In Brexit case, however, the European Court of Justice could well be asked to verify that the UK has acted ‘in accordance with its own constitutional requirements’. It could examine the British EU Referendum Act 2015, which legislated that a referendum ‘is to be held’ on whether the UK should remain a member of the EU. No threshold was set either for turnout or for a qualified majority. However, one of the arguments used during the Brexit campaign was the intervention of the EU or EU institutions in domestic affairs.
Conclusion
The right to withdraw from the EU (Article 50) was, by its introduction, arguable. It was a political signal to anyone inclined to argue that the EU is a rigid entity which is impossible to leave. Not many believed that a Member State would actually plan to trigger Article 50 and start a withdraw process. Article 50.1 states that any Member State may decide to withdraw from the Union in accordance with its own constitutional requirements. In Brexit case, discussions were raised regarding who would have the authority to trigger Article 50, while also complying with the constitutional requirements mentioned in said Article. The Government, by using its prerogative powers, or the parliament? Since the UK does not have a constitution in the sense of a single coherent code of fundamental law which prevails over all other sources of law, the Supreme Court ruled that it would not be legal for the Government to use prerogative powers to trigger Article 50, instead primary legislation was required. This paper evaluated Article 50 as a mechanism for withdrawal from the European Union by reviewing the constitutional requirements of the UK.

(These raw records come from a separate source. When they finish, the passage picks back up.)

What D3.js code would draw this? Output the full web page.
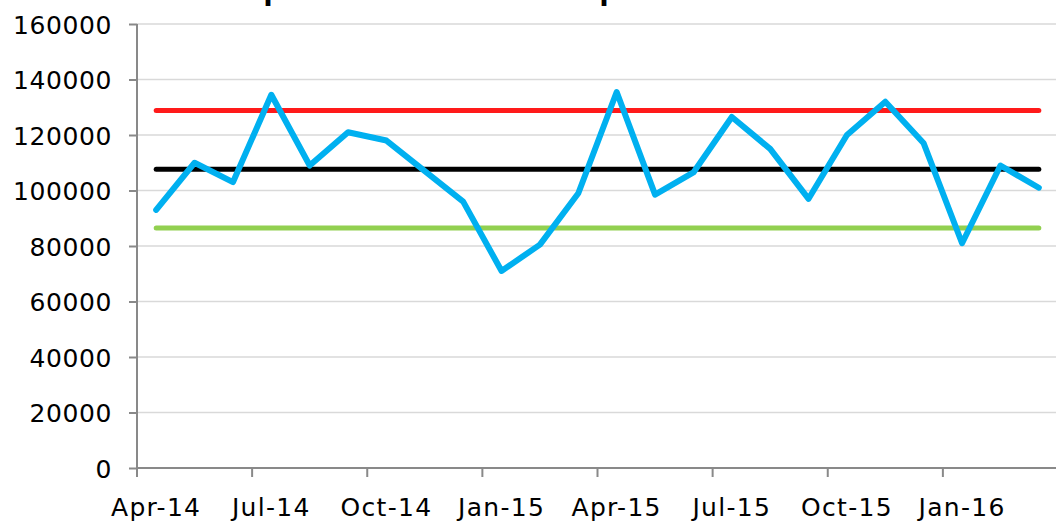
<!DOCTYPE html>
<html>
<head>
<meta charset="utf-8">
<script src="https://cdn.jsdelivr.net/npm/d3@7"></script>
<style>
  html, body { margin: 0; padding: 0; background: #fff; }
  svg { display: block; }
  text { font-family: "DejaVu Sans", sans-serif; }
</style>
</head>
<body>
<svg id="chart" width="1056" height="525"></svg>
<script>
// ---- data ----
const months = ["Apr-14","May-14","Jun-14","Jul-14","Aug-14","Sep-14","Oct-14","Nov-14","Dec-14",
                "Jan-15","Feb-15","Mar-15","Apr-15","May-15","Jun-15","Jul-15","Aug-15","Sep-15",
                "Oct-15","Nov-15","Dec-15","Jan-16","Feb-16","Mar-16"];
const values = [93000,110000,103000,134500,109000,121000,118000,107000,96000,
                71000,80500,99000,135500,98500,106500,126500,115000,97000,
                120000,132000,117000,81000,109000,101000];
const upperLimit = 128800;
const meanLine = 107700;
const lowerLimit = 86500;
const xTickLabels = ["Apr-14","Jul-14","Oct-14","Jan-15","Apr-15","Jul-15","Oct-15","Jan-16"];
const yTicks = [0,20000,40000,60000,80000,100000,120000,140000,160000];
const titleText = "Outpatient Attendances per Month";

(function () {
// ---- layout ----
const svg = d3.select("#chart");
const mLeft = 137, mRight = 1058, mTop = 24, mBottom = 468;

const x = d3.scaleBand().domain(months).range([mLeft, mRight]).padding(0);
const y = d3.scaleLinear().domain([0, 160000]).range([mBottom, mTop]);
const cx = m => x(m) + x.bandwidth() / 2;

// title (mostly above the visible area, only descenders show)
const title = svg.append("text")
  .attr("x", 0).attr("y", -1)
  .attr("font-size", 28).attr("font-weight", "bold")
  .attr("fill", "#000")
  .style("font-family", "'Liberation Sans', Arial, sans-serif")
  .text(titleText);
{
  const node = title.node();
  const i1 = titleText.indexOf("p");
  const i2 = titleText.indexOf("p", i1 + 1);
  const p1 = node.getStartPositionOfChar(i1).x;
  const p2 = node.getStartPositionOfChar(i2).x;
  const k = (602 - 266) / (p2 - p1);
  const fs = 28 * k;
  title.attr("font-size", fs);
  const q1 = node.getStartPositionOfChar(i1).x;
  title.attr("x", 266 - q1 - fs * 0.08);
}

// gridlines
svg.append("g").selectAll("line").data(yTicks.filter(d => d > 0)).join("line")
  .attr("x1", mLeft).attr("x2", 1056)
  .attr("y1", d => y(d)).attr("y2", d => y(d))
  .attr("stroke", "#d9d9d9").attr("stroke-width", 1.5);

// y axis
const yAxis = svg.append("g").attr("transform", `translate(${mLeft},0)`)
  .call(d3.axisLeft(y).tickValues(yTicks).tickFormat(d3.format("d")).tickSize(8).tickPadding(17));
yAxis.select(".domain").attr("stroke", "#898989").attr("stroke-width", 2)
  .attr("d", `M0,${mTop}V${mBottom}`);
yAxis.selectAll(".tick line").attr("stroke", "#898989").attr("stroke-width", 2);
yAxis.selectAll(".tick text").attr("font-size", 25).attr("fill", "#000")
  .attr("letter-spacing", 0.6)
  .style("font-family", "'DejaVu Sans', sans-serif").attr("dy", "0.36em");

// x axis
const xg = svg.append("g");
xg.append("line").attr("x1", mLeft).attr("x2", 1056).attr("y1", mBottom).attr("y2", mBottom)
  .attr("stroke", "#898989").attr("stroke-width", 2);
const tickMonths = months.filter((m, i) => i % 3 === 0);
xg.selectAll(".xt").data(tickMonths).join("line").attr("class", "xt")
  .attr("x1", d => x(d)).attr("x2", d => x(d))
  .attr("y1", mBottom).attr("y2", mBottom + 9)
  .attr("stroke", "#898989").attr("stroke-width", 2);
xg.selectAll(".xl").data(tickMonths).join("text").attr("class", "xl")
  .attr("x", d => cx(d)).attr("y", 516)
  .attr("text-anchor", "middle").attr("font-size", 25).attr("fill", "#000")
  .attr("letter-spacing", 1.3)
  .text((d, i) => xTickLabels[i]);

// reference lines
const first = months[0], last = months[months.length - 1];
[[upperLimit, "#ff1a1a"], [meanLine, "#000000"], [lowerLimit, "#92d050"]].forEach(([v, c]) => {
  svg.append("line")
    .attr("x1", cx(first)).attr("x2", cx(last))
    .attr("y1", y(v)).attr("y2", y(v))
    .attr("stroke", c).attr("stroke-width", 5).attr("stroke-linecap", "round");
});

// data line
const line = d3.line().x((d, i) => cx(months[i])).y(d => y(d));
svg.append("path").datum(values)
  .attr("d", line)
  .attr("fill", "none").attr("stroke", "#00b0f0").attr("stroke-width", 6)
  .attr("stroke-linejoin", "round").attr("stroke-linecap", "round");
})();
</script>
</body>
</html>
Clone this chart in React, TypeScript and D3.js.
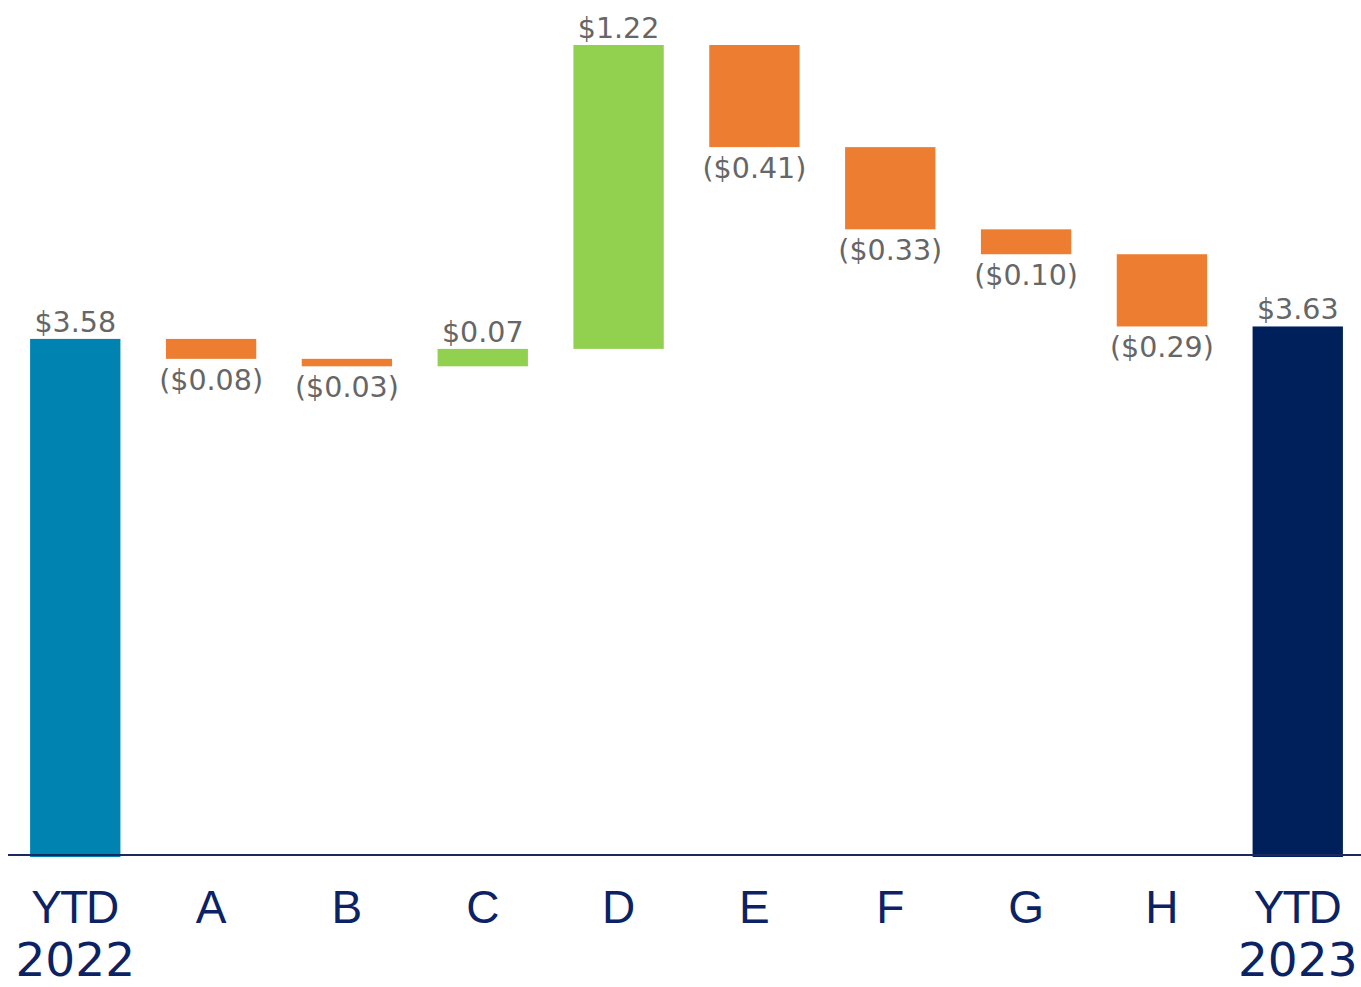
import React, { useMemo } from 'react';
import * as d3 from 'd3';

const categories = ['YTD\n2022', 'A', 'B', 'C', 'D', 'E', 'F', 'G', 'H', 'YTD\n2023'];
const values = [3.58, -0.08, -0.03, 0.07, 1.22, -0.41, -0.33, -0.10, -0.29, 3.63];
const kinds = ['start', 'delta', 'delta', 'delta', 'delta', 'delta', 'delta', 'delta', 'delta', 'end'];
const valueLabels = ['$3.58', '($0.08)', '($0.03)', '$0.07', '$1.22', '($0.41)', '($0.33)', '($0.10)', '($0.29)', '$3.63'];

const W = 1361;
const H = 987;

const colors = {
  start: '#0083B0',
  end: '#00205B',
  up: '#92D050',
  down: '#ED7D31',
  axis: '#1B2A5E',
  label: '#0B2265',
  value: '#666666',
};

const App = () => {
  const bars = useMemo(() => {
    let running = 0;
    return categories.map((c, i) => {
      const v = values[i];
      let y0: number, y1: number;
      if (kinds[i] === 'delta') {
        y0 = running;
        y1 = running + v;
        running = y1;
      } else {
        y0 = 0;
        y1 = v;
        running = v;
      }
      return { c, v, y0, y1, kind: kinds[i], label: valueLabels[i] };
    });
  }, []);

  const x = d3.scaleBand<string>().domain(categories).range([7, 1366]).paddingInner(0.335).paddingOuter(0.17);
  const yMax = d3.max(bars, d => Math.max(d.y0, d.y1)) as number;
  const y = d3.scaleLinear().domain([1.5, yMax]).range([857, 45]);

  const fill = (d: any) =>
    d.kind === 'start' ? colors.start : d.kind === 'end' ? colors.end : d.v >= 0 ? colors.up : colors.down;

  return (
    <svg
      width={W}
      height={H}
      style={{ position: 'absolute', left: 0, top: 0, background: '#fff', fontFamily: '"Liberation Sans", Arial, sans-serif' }}
    >
      {bars.map((d, i) => {
        const top = y(Math.max(d.y0, d.y1));
        const bottom = d.kind === 'delta' ? y(Math.min(d.y0, d.y1)) : y(1.5);
        const cx = (x(d.c) as number) + x.bandwidth() / 2;
        const negative = d.v < 0;
        return (
          <g key={i}>
            <rect x={x(d.c)} y={top} width={x.bandwidth()} height={bottom - top} fill={fill(d)} />
            <text
              x={cx}
              y={negative ? bottom + 31 : top - 7}
              textAnchor="middle"
              fill={colors.value}
              style={{ fontSize: '28.5px', fontFamily: '"DejaVu Sans", sans-serif' }}
            >
              {d.label}
            </text>
          </g>
        );
      })}

      {/* axis line */}
      <line x1={8} x2={1361} y1={855} y2={855} stroke={colors.axis} strokeWidth={2} />

      {/* category labels */}
      {categories.map((c, i) => {
        const cx = (x(c) as number) + x.bandwidth() / 2;
        const lines = c.split('\n');
        return (
          <g key={i} fill={colors.label}>
            {lines.map((l, j) => {
              const digits = /^\d+$/.test(l);
              const ls = !digits && l.length > 1 ? -2 : 0;
              return (
                <text
                  key={j}
                  x={cx + ls / 2}
                  y={j === 0 ? 923 : 976}
                  textAnchor="middle"
                  style={
                    digits
                      ? { fontSize: '47px', fontFamily: '"DejaVu Sans", sans-serif' }
                      : { fontSize: '46px', letterSpacing: `${ls}px` }
                  }
                >
                  {l}
                </text>
              );
            })}
          </g>
        );
      })}
    </svg>
  );
};

export default App;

It can be concluded that Article 50.1 passed its first test, in the sense that the withdrawal decision cannot be lightly used by a Member State as it needs to comply with its own constitutional requirements. The EU institutions in Brexit case did not interfere with the process regarding complying with its constitutional requirements. However, a clear role of the EU regarding controlling the appliance of Article 50.1 (EU Law) can be arrested.